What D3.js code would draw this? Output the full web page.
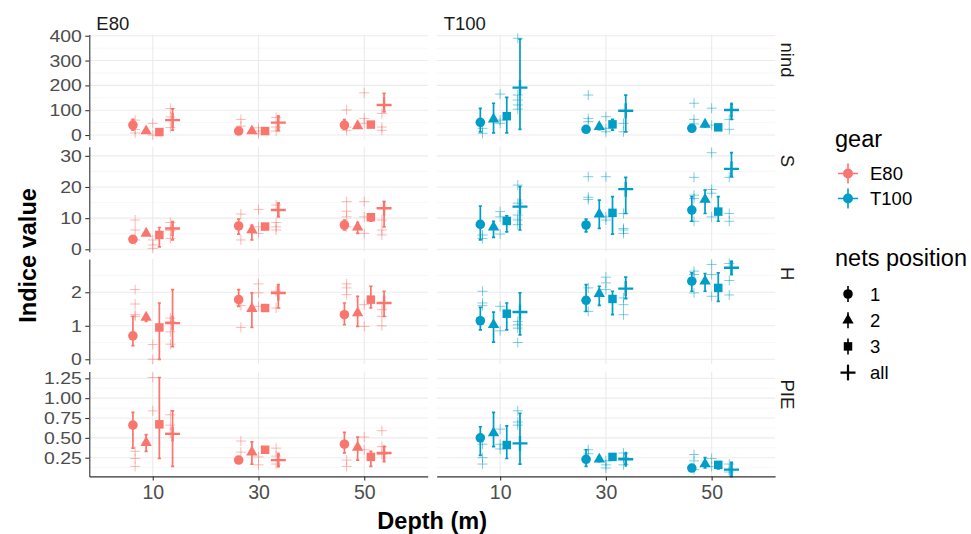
<!DOCTYPE html>
<html><head><meta charset="utf-8">
<script src="https://cdn.jsdelivr.net/npm/d3@7"></script>
<style>body{margin:0;background:#fff} text{font-family:"Liberation Sans",Arial,sans-serif}</style>
</head><body><svg id="c" width="971" height="534"></svg>
<script>
// ---------- data ----------
const gears = ["E80", "T100"];
const indices = ["nind", "S", "H", "PIE"];
const depths = ["10", "30", "50"];
const positions = ["1", "2", "3", "all"];

// y breaks per indice
const nindTicks = [0, 100, 200, 300, 400];
const sTicks = [0, 10, 20, 30];
const hTicks = [0, 1, 2];
const pieTicks = [0.25, 0.5, 0.75, 1.0, 1.25];
const nindMinor = [50, 150, 250, 350];
const sMinor = [5, 15, 25];
const hMinor = [0.5, 1.5, 2.5];
const pieMinor = [0.125, 0.375, 0.625, 0.875, 1.125];

// mean / low / high : [gear][depth][position 1,2,3,all]
const nindMean = [[[40,16,12,60],[16,16,16,50],[40,37,42,121]],
                  [[51,64,76,191],[23,33,43,98],[27,43,31,101]]];
const nindLo   = [[[20,12,8,20],[12,12,13,18],[25,30,37,94]],
                  [[13,9,9,23],[18,22,20,13],[22,33,27,63]]];
const nindHi   = [[[63,20,16,105],[20,20,19,74],[62,45,47,168]],
                  [[107,128,152,386],[28,45,63,161],[32,50,35,124]]];
// raw values : [gear][depth][net 1,2,3]
const nindRaw  = [[[[60,22,8],[47,0],[107,73,30]],[[63,36],[29,16,5],[71,32,16]],[[101,32,19],[170,67,47],[87,32,19]]],
                  [[[27,7],[165,60,47],[390,161,141,121,104]],[[161,67,54],[74,27,13],[47,13]],[[128,63,45],[108,40],[63,23]]]];

const sMean = [[[3.2,5.1,4.6,6.7],[7.5,6.2,7.3,12.6],[7.8,7.1,10.3,13.2]],
               [[8,7.1,9.1,13.7],[7.8,11.3,11.7,19.3],[12.6,16,12.1,25.8]]];
const sLo   = [[[2.8,4.6,0.8,3],[4.9,3,6.9,10.5],[6.2,5.1,9,7.2]],
               [[3,3.8,5.6,6.2],[5.6,6.7,4.9,11.5],[9,11.5,9,23.3]]];
const sHi   = [[[3.6,5.6,7,8.9],[9.7,7.7,7.7,14.8],[9.4,8.6,11.3,15.3]],
               [[13.9,9,10.7,20.1],[9.7,15.8,16.9,23.1],[16.9,19,16.9,31]]];
const sRaw  = [[[[9.4,6.2,3],[3,1.4,0.3],[8.6,6,3.5]],[[11.3,3],[12.8,7.2,5.1],[14.2,8.6,7.2,6.2]],[[15.3,12.2,10.4,7.2],[15.3,10.4,5.1],[9.4,6.2,4.6]]],
               [[[4.6,3.5],[12.1,10.4,4.9],[20.6,14.8,11,9.4,7.9]],[[23.3,16.7,16],[23.3,10.4,9.4],[11.5,6.7,6.2,5.1]],[[23.1,17.4,16.3,9],[31,19.2,18,10.4],[23.1,11.5,9]]]];

const hMean = [[[0.70,1.25,0.95,1.08],[1.78,1.51,1.53,1.98],[1.33,1.38,1.78,1.68]],
               [[1.15,1.03,1.36,1.41],[1.76,1.96,1.80,2.11],[2.33,2.33,2.13,2.73]]];
const hLo   = [[[0.41,1.13,0,0.38],[1.58,0.95,1.50,1.53],[1.03,0.98,1.53,1.28]],
               [[0.88,0.51,0.88,0.73],[1.43,1.61,1.33,1.81],[2.03,2.03,1.73,2.53]]];
const hHi   = [[[1.28,1.33,1.68,2.08],[2.08,1.98,1.56,2.23],[1.68,1.88,2.18,2.03]],
               [[1.55,1.41,1.68,1.98],[2.23,2.18,2.03,2.45],[2.58,2.56,2.58,2.91]]];
const hRaw  = [[[[2.08,1.65,1.33,1.28],[0.44,0.0],[1.23,1.13,0.82,0.45]],[[1.6,0.95],[2.25,1.98,1.58],[2.03,1.53]],[[2.25,2.13,1.93],[1.63,0.98],[1.48,1.28,1.0]]],
               [[[2.03,1.68,1.6],[1.58,0.85],[1.13,1.03,0.93,0.5]],[[2.13,1.43],[2.45,2.28,2.08],[1.83,1.63,1.33]],[[2.63,2.53,1.98],[2.83,2.53,1.88],[2.86,2.35,1.92]]]];

const pieMean = [[[0.66,0.44,0.67,0.55],[0.22,0.32,0.35,0.22],[0.42,0.38,0.26,0.31]],
                 [[0.50,0.56,0.41,0.43],[0.23,0.23,0.26,0.23],[0.12,0.17,0.16,0.10]]];
const pieLo   = [[[0.37,0.33,0.24,0.14],[0.19,0.17,0.33,0.14],[0.31,0.22,0.14,0.20]],
                 [[0.28,0.39,0.24,0.17],[0.14,0.20,0.24,0.17],[0.10,0.12,0.11,0.01]]];
const pieHi   = [[[0.82,0.54,1.26,0.84],[0.25,0.45,0.37,0.29],[0.57,0.51,0.33,0.39]],
                 [[0.64,0.82,0.65,0.81],[0.35,0.26,0.29,0.30],[0.14,0.25,0.19,0.19]]];
const pieRaw  = [[[[0.33,0.24,0.14],[1.26,0.84],[0.79,0.66,0.56]],[[0.46,0.32],[0.26,0.16],[0.37,0.27,0.17]],[[0.22,0.14],[0.51,0.35],[0.59,0.39,0.29]]],
                 [[[0.42,0.25,0.17],[0.61,0.42,0.36],[0.84,0.70,0.66]],[[0.35,0.30],[0.21,0.16,0.12],[0.31,0.25,0.16]],[[0.29,0.21,0.10],[0.24,0.14],[0.17,0.10,0.07]]]];

// ---------- assembly ----------
const panels = [
  {name: "nind", mean: nindMean, lo: nindLo, hi: nindHi, raw: nindRaw, ticks: nindTicks, minor: nindMinor, dom: [-18, 405], fmt: d3.format("d")},
  {name: "S",    mean: sMean,    lo: sLo,    hi: sHi,    raw: sRaw,    ticks: sTicks,    minor: sMinor,    dom: [-0.8, 32.9], fmt: d3.format("d")},
  {name: "H",    mean: hMean,    lo: hLo,    hi: hHi,    raw: hRaw,    ticks: hTicks,    minor: hMinor,    dom: [-0.144, 2.99], fmt: d3.format("d")},
  {name: "PIE",  mean: pieMean,  lo: pieLo,  hi: pieHi,  raw: pieRaw,  ticks: pieTicks,  minor: pieMinor,  dom: [0.0145, 1.337], fmt: d3.format(".2f")}
];

const svg = d3.select("#c");
const colLeft = [89.3, 436.7], colW = 338.4;
const rowTop = 34.5, rowH = 105, rowGap = 7.3;
const color = d3.scaleOrdinal().domain(gears).range(["#F8766D", "#009DC8"]);
const posOffset = d3.scalePoint().domain(positions).range([-0.1875, 0.1875]);
const rawOffset = d3.scalePoint().domain(["1","2","3"]).range([-1/6, 1/6]);
const AX = "#333333", TXT = "#4D4D4D", GRID = "#EBEBEB", GRIDMIN = "#F4F4F4";
const FF = "Liberation Sans, Arial, sans-serif";
const YSX = 1.13; // horizontal widening of y tick labels

function plusPath(cx, cy, h) { return `M${cx-h},${cy}H${cx+h}M${cx},${cy-h}V${cy+h}`; }
function shapeFor(p) {
  if (p === "1") return d3.symbol(d3.symbolCircle, 72)();
  if (p === "2") return d3.symbol(d3.symbolTriangle, 56)();
  if (p === "3") return d3.symbol(d3.symbolSquare, 72)();
  return null;
}

panels.forEach((P, ri) => {
  const top = rowTop + ri * (rowH + rowGap);
  const y = d3.scaleLinear().domain(P.dom).range([top + rowH, top]);
  gears.forEach((g, gi) => {
    const x = d3.scalePoint().domain(depths).range([colLeft[gi], colLeft[gi] + colW]).padding(0.6);
    const step = x.step();
    const G = svg.append("g");
    // grid
    G.selectAll(".mn").data(P.minor).join("line")
      .attr("x1", colLeft[gi]).attr("x2", colLeft[gi] + colW)
      .attr("y1", d => y(d)).attr("y2", d => y(d))
      .attr("stroke", GRIDMIN).attr("stroke-width", 0.7);
    G.selectAll(".mj").data(P.ticks).join("line")
      .attr("x1", colLeft[gi]).attr("x2", colLeft[gi] + colW)
      .attr("y1", d => y(d)).attr("y2", d => y(d))
      .attr("stroke", GRID).attr("stroke-width", 1.1);
    G.selectAll(".vx").data(depths).join("line")
      .attr("x1", d => x(d)).attr("x2", d => x(d))
      .attr("y1", top).attr("y2", top + rowH)
      .attr("stroke", GRID).attr("stroke-width", 1.1);

    const col = color(g);
    // raw points
    depths.forEach((dp, di) => {
      P.raw[gi][di].forEach((vals, ni) => {
        const cx = x(dp) + rawOffset(String(ni + 1)) * step;
        vals.forEach(v => {
          G.append("path").attr("d", plusPath(cx, y(v), 5))
            .attr("stroke", col).attr("stroke-width", 1).attr("opacity", 0.5).attr("fill", "none");
        });
      });
    });
    // error bars and means
    depths.forEach((dp, di) => {
      positions.forEach((p, pi) => {
        const cx = x(dp) + posOffset(p) * step;
        const lo = P.lo[gi][di][pi], hi = P.hi[gi][di][pi], m = P.mean[gi][di][pi];
        G.append("path")
          .attr("d", `M${cx},${y(lo)}V${y(hi)}M${cx-1.6},${y(lo)}H${cx+1.6}M${cx-1.6},${y(hi)}H${cx+1.6}`)
          .attr("stroke", col).attr("stroke-width", 1.7).attr("fill", "none");
        if (p === "all") {
          G.append("path").attr("d", plusPath(cx, y(m), 7.5))
            .attr("stroke", col).attr("stroke-width", 2.4).attr("fill", "none");
        } else {
          G.append("path").attr("d", shapeFor(p))
            .attr("transform", `translate(${cx},${y(m)})`).attr("fill", col);
        }
      });
    });

    // left axis
    if (gi === 0) {
      const ax = d3.axisLeft(y).tickValues(P.ticks).tickFormat(P.fmt).tickSize(4).tickSizeOuter(0).tickPadding(3);
      const a = svg.append("g").attr("transform", `translate(${colLeft[0]},0)`).call(ax);
      a.select(".domain").attr("stroke", AX).attr("stroke-width", 1.1);
      a.selectAll(".tick line").attr("stroke", AX).attr("stroke-width", 1.1);
      a.selectAll(".tick text").attr("fill", TXT).attr("font-size", 17.2).attr("font-family", FF)
        .attr("x", -7.5 / YSX).attr("transform", `scale(${YSX},1)`);
    }
    // bottom axis
    if (ri === panels.length - 1) {
      const ax = d3.axisBottom(x).tickSize(4).tickSizeOuter(0).tickPadding(5);
      const a = svg.append("g").attr("transform", `translate(0,${top + rowH})`).call(ax);
      a.select(".domain").attr("stroke", AX).attr("stroke-width", 1.1);
      a.selectAll(".tick line").attr("stroke", AX).attr("stroke-width", 1.1);
      a.selectAll(".tick text").attr("fill", TXT).attr("font-size", 19.5).attr("font-family", FF);
    }
    // strips
    if (ri === 0) {
      svg.append("text").attr("x", colLeft[gi] + 7).attr("y", 29.5)
        .attr("font-size", 18.5).attr("fill", "#1A1A1A").text(g);
    }
    if (gi === 1) {
      svg.append("text").attr("transform", `translate(781,${top + 8}) rotate(90)`)
        .attr("font-size", 18.5).attr("fill", "#1A1A1A").text(P.name);
    }
  });
});

// axis titles
svg.append("text").attr("x", (colLeft[0] + colLeft[1] + colW) / 2).attr("y", 529)
  .attr("text-anchor", "middle").attr("font-size", 23.5).attr("font-weight", "bold").text("Depth (m)");
svg.append("text").attr("transform", `translate(36,${rowTop + (4 * rowH + 3 * rowGap) / 2}) rotate(-90)`)
  .attr("text-anchor", "middle").attr("font-size", 23.5).attr("font-weight", "bold").text("Indice value");

// legends
const L = svg.append("g");
L.append("text").attr("x", 835).attr("y", 147).attr("font-size", 23.5).attr("fill", "#000").text("gear");
gears.forEach((g, i) => {
  const cy = 173.5 + i * 25;
  const c = color(g);
  L.append("path").attr("d", plusPath(848, cy, 10)).attr("stroke", c).attr("stroke-width", 1.6);
  L.append("circle").attr("cx", 848).attr("cy", cy).attr("r", 5).attr("fill", c);
  L.append("text").attr("x", 870).attr("y", cy).attr("dy", "0.36em").attr("font-size", 18.5).text(g);
});
L.append("text").attr("x", 835).attr("y", 266).attr("font-size", 23.5).attr("fill", "#000").text("nets position");
positions.forEach((p, i) => {
  const cy = 294 + i * 26.2;
  L.append("path").attr("d", `M848,${cy-8}V${cy+8}`).attr("stroke", "#000").attr("stroke-width", 1.6);
  if (p === "all") {
    L.append("path").attr("d", plusPath(848, cy, 7.5)).attr("stroke", "#000").attr("stroke-width", 2.2);
  } else {
    L.append("path").attr("d", shapeFor(p)).attr("transform", `translate(848,${cy})`).attr("fill", "#000");
  }
  L.append("text").attr("x", 870).attr("y", cy).attr("dy", "0.36em").attr("font-size", 18.5).text(p);
});
</script>
</body></html>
========
### AIM OF THE TASK
Repeat exactly and only the lines from the start of the data above through the line that holds "const pieMinor = [0.125, 0.375, 0.625, 0.875, 1.125];", inclusive. Pictures do not belong in the copy.

### REPLY TO THE TASK
What D3.js code would draw this? Output the full web page.
<!DOCTYPE html>
<html><head><meta charset="utf-8">
<script src="https://cdn.jsdelivr.net/npm/d3@7"></script>
<style>body{margin:0;background:#fff} text{font-family:"Liberation Sans",Arial,sans-serif}</style>
</head><body><svg id="c" width="971" height="534"></svg>
<script>
// ---------- data ----------
const gears = ["E80", "T100"];
const indices = ["nind", "S", "H", "PIE"];
const depths = ["10", "30", "50"];
const positions = ["1", "2", "3", "all"];

// y breaks per indice
const nindTicks = [0, 100, 200, 300, 400];
const sTicks = [0, 10, 20, 30];
const hTicks = [0, 1, 2];
const pieTicks = [0.25, 0.5, 0.75, 1.0, 1.25];
const nindMinor = [50, 150, 250, 350];
const sMinor = [5, 15, 25];
const hMinor = [0.5, 1.5, 2.5];
const pieMinor = [0.125, 0.375, 0.625, 0.875, 1.125];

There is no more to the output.